Reproduce the listing below in full and without alteration, apart from its pictures.

'''

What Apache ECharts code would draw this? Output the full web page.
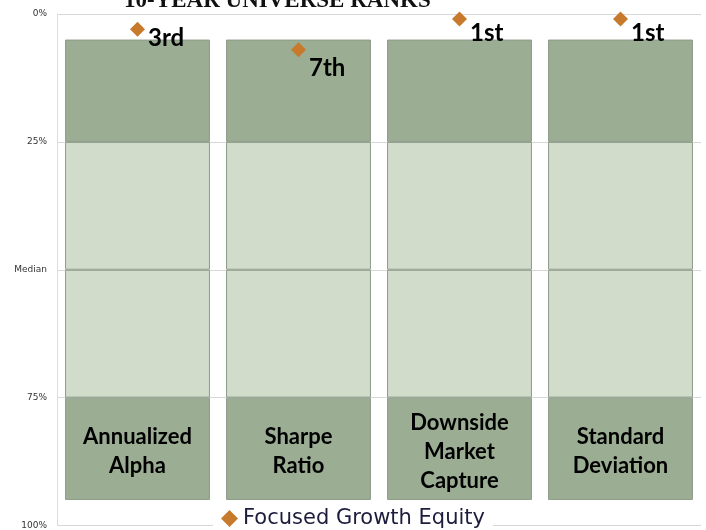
<!DOCTYPE html>
<html>
<head>
<meta charset="utf-8">
<script src="https://cdn.jsdelivr.net/npm/echarts@6/dist/echarts.min.js"></script>
<style>
  html, body { margin: 0; padding: 0; background: #fff; }
  #chart { width: 706px; height: 530px; }
</style>
</head>
<body>
<div id="chart"></div>
<script>
// categories and percentile bands (0 = best, 100 = worst)
const categories = ['Annualized\nAlpha', 'Sharpe\nRatio', 'Downside\nMarket\nCapture', 'Standard\nDeviation'];
const topDecile = [5, 5, 5, 5];
const firstQuartile = [25, 25, 25, 25];
const median = [50, 50, 50, 50];
const thirdQuartile = [75, 75, 75, 75];
const bottomDecile = [95, 95, 95, 95];

// fund ranks
const fundName = 'Focused Growth Equity';
const fundRanks = [3, 7, 1, 1];
const rankLabels = ['3rd', '7th', '1st', '1st'];

const yTicks = { 0: '0%', 25: '25%', 50: 'Median', 75: '75%', 100: '100%' };

const dark = '#9bae94';
const light = '#d2dccb';
const edge = '#8d9b89';

const diff = (a, b) => a.map((v, i) => v - b[i]);

// label nudges so rank text sits like the original
const labelDy = [9, 18, 14, 14];

const chart = echarts.init(document.getElementById('chart'));

const band = (name, data, color, extra) => Object.assign({
  name: name,
  type: 'bar',
  stack: 'band',
  barWidth: '90%',
  data: data,
  itemStyle: { color: color, borderColor: edge, borderWidth: 1 },
  emphasis: { disabled: true },
  silent: true
}, extra || {});

chart.setOption({
  animation: false,
  title: {
    text: '10-YEAR UNIVERSE RANKS',
    left: 124,
    top: -10,
    padding: 0,
    textStyle: { fontFamily: 'Liberation Serif', fontWeight: 'bold', fontSize: 23, color: '#111' }
  },
  legend: {
    data: [{ name: fundName, icon: 'diamond' }],
    left: 'center',
    bottom: -2,
    itemWidth: 17,
    itemHeight: 17,
    itemGap: 6,
    padding: [3, 8, 3, 8],
    backgroundColor: '#fff',
    textStyle: { fontFamily: 'DejaVu Sans', fontSize: 21, color: '#1c1c3c' }
  },
  grid: { left: 57, right: 5, top: 14, bottom: 2, containLabel: false },
  xAxis: {
    type: 'category',
    data: categories,
    axisLine: { show: false },
    axisTick: { show: false },
    axisLabel: { show: false },
    splitLine: { show: false }
  },
  yAxis: {
    type: 'value',
    inverse: true,
    min: 0,
    max: 100,
    interval: 25,
    axisLine: { show: true, lineStyle: { color: '#dcdcdc' } },
    axisTick: { show: false },
    axisLabel: {
      margin: 10,
      fontFamily: 'DejaVu Sans',
      fontSize: 9,
      color: '#333',
      formatter: v => yTicks[v]
    },
    splitLine: { show: true, lineStyle: { color: '#d8d8d8' } }
  },
  series: [
    band('base', topDecile, 'transparent', { itemStyle: { color: 'transparent', borderWidth: 0 } }),
    band('q1', diff(firstQuartile, topDecile), dark),
    band('q2', diff(median, firstQuartile), light),
    band('q3', diff(thirdQuartile, median), light),
    band('q4', diff(bottomDecile, thirdQuartile), dark, {
      label: {
        show: true,
        position: 'inside',
        offset: [0, 3],
        formatter: p => p.name,
        fontFamily: 'Lato',
        fontWeight: 'bold',
        fontSize: 22,
        lineHeight: 29,
        color: '#000'
      }
    }),
    {
      name: fundName,
      type: 'scatter',
      symbol: 'diamond',
      symbolSize: 15,
      itemStyle: { color: '#c77a2b', opacity: 1 },
      z: 5,
      data: fundRanks.map((v, i) => ({
        value: v,
        label: { offset: [0, labelDy[i]] }
      })),
      label: {
        show: true,
        position: 'right',
        distance: 3,
        formatter: p => rankLabels[p.dataIndex],
        fontFamily: 'Lato',
        fontWeight: 'bold',
        fontSize: 24,
        color: '#000'
      }
    }
  ]
});
</script>
</body>
</html>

'''

Expected answer:
What Apache ECharts code would draw this? Output the full web page.
<!DOCTYPE html>
<html>
<head>
<meta charset="utf-8">
<script src="https://cdn.jsdelivr.net/npm/echarts@6/dist/echarts.min.js"></script>
<style>
  html, body { margin: 0; padding: 0; background: #fff; }
  #chart { width: 706px; height: 530px; }
</style>
</head>
<body>
<div id="chart"></div>
<script>
// categories and percentile bands (0 = best, 100 = worst)
const categories = ['Annualized\nAlpha', 'Sharpe\nRatio', 'Downside\nMarket\nCapture', 'Standard\nDeviation'];
const topDecile = [5, 5, 5, 5];
const firstQuartile = [25, 25, 25, 25];
const median = [50, 50, 50, 50];
const thirdQuartile = [75, 75, 75, 75];
const bottomDecile = [95, 95, 95, 95];

// fund ranks
const fundName = 'Focused Growth Equity';
const fundRanks = [3, 7, 1, 1];
const rankLabels = ['3rd', '7th', '1st', '1st'];

const yTicks = { 0: '0%', 25: '25%', 50: 'Median', 75: '75%', 100: '100%' };

const dark = '#9bae94';
const light = '#d2dccb';
const edge = '#8d9b89';

const diff = (a, b) => a.map((v, i) => v - b[i]);

// label nudges so rank text sits like the original
const labelDy = [9, 18, 14, 14];

const chart = echarts.init(document.getElementById('chart'));

const band = (name, data, color, extra) => Object.assign({
  name: name,
  type: 'bar',
  stack: 'band',
  barWidth: '90%',
  data: data,
  itemStyle: { color: color, borderColor: edge, borderWidth: 1 },
  emphasis: { disabled: true },
  silent: true
}, extra || {});

chart.setOption({
  animation: false,
  title: {
    text: '10-YEAR UNIVERSE RANKS',
    left: 124,
    top: -10,
    padding: 0,
    textStyle: { fontFamily: 'Liberation Serif', fontWeight: 'bold', fontSize: 23, color: '#111' }
  },
  legend: {
    data: [{ name: fundName, icon: 'diamond' }],
    left: 'center',
    bottom: -2,
    itemWidth: 17,
    itemHeight: 17,
    itemGap: 6,
    padding: [3, 8, 3, 8],
    backgroundColor: '#fff',
    textStyle: { fontFamily: 'DejaVu Sans', fontSize: 21, color: '#1c1c3c' }
  },
  grid: { left: 57, right: 5, top: 14, bottom: 2, containLabel: false },
  xAxis: {
    type: 'category',
    data: categories,
    axisLine: { show: false },
    axisTick: { show: false },
    axisLabel: { show: false },
    splitLine: { show: false }
  },
  yAxis: {
    type: 'value',
    inverse: true,
    min: 0,
    max: 100,
    interval: 25,
    axisLine: { show: true, lineStyle: { color: '#dcdcdc' } },
    axisTick: { show: false },
    axisLabel: {
      margin: 10,
      fontFamily: 'DejaVu Sans',
      fontSize: 9,
      color: '#333',
      formatter: v => yTicks[v]
    },
    splitLine: { show: true, lineStyle: { color: '#d8d8d8' } }
  },
  series: [
    band('base', topDecile, 'transparent', { itemStyle: { color: 'transparent', borderWidth: 0 } }),
    band('q1', diff(firstQuartile, topDecile), dark),
    band('q2', diff(median, firstQuartile), light),
    band('q3', diff(thirdQuartile, median), light),
    band('q4', diff(bottomDecile, thirdQuartile), dark, {
      label: {
        show: true,
        position: 'inside',
        offset: [0, 3],
        formatter: p => p.name,
        fontFamily: 'Lato',
        fontWeight: 'bold',
        fontSize: 22,
        lineHeight: 29,
        color: '#000'
      }
    }),
    {
      name: fundName,
      type: 'scatter',
      symbol: 'diamond',
      symbolSize: 15,
      itemStyle: { color: '#c77a2b', opacity: 1 },
      z: 5,
      data: fundRanks.map((v, i) => ({
        value: v,
        label: { offset: [0, labelDy[i]] }
      })),
      label: {
        show: true,
        position: 'right',
        distance: 3,
        formatter: p => rankLabels[p.dataIndex],
        fontFamily: 'Lato',
        fontWeight: 'bold',
        fontSize: 24,
        color: '#000'
      }
    }
  ]
});
</script>
</body>
</html>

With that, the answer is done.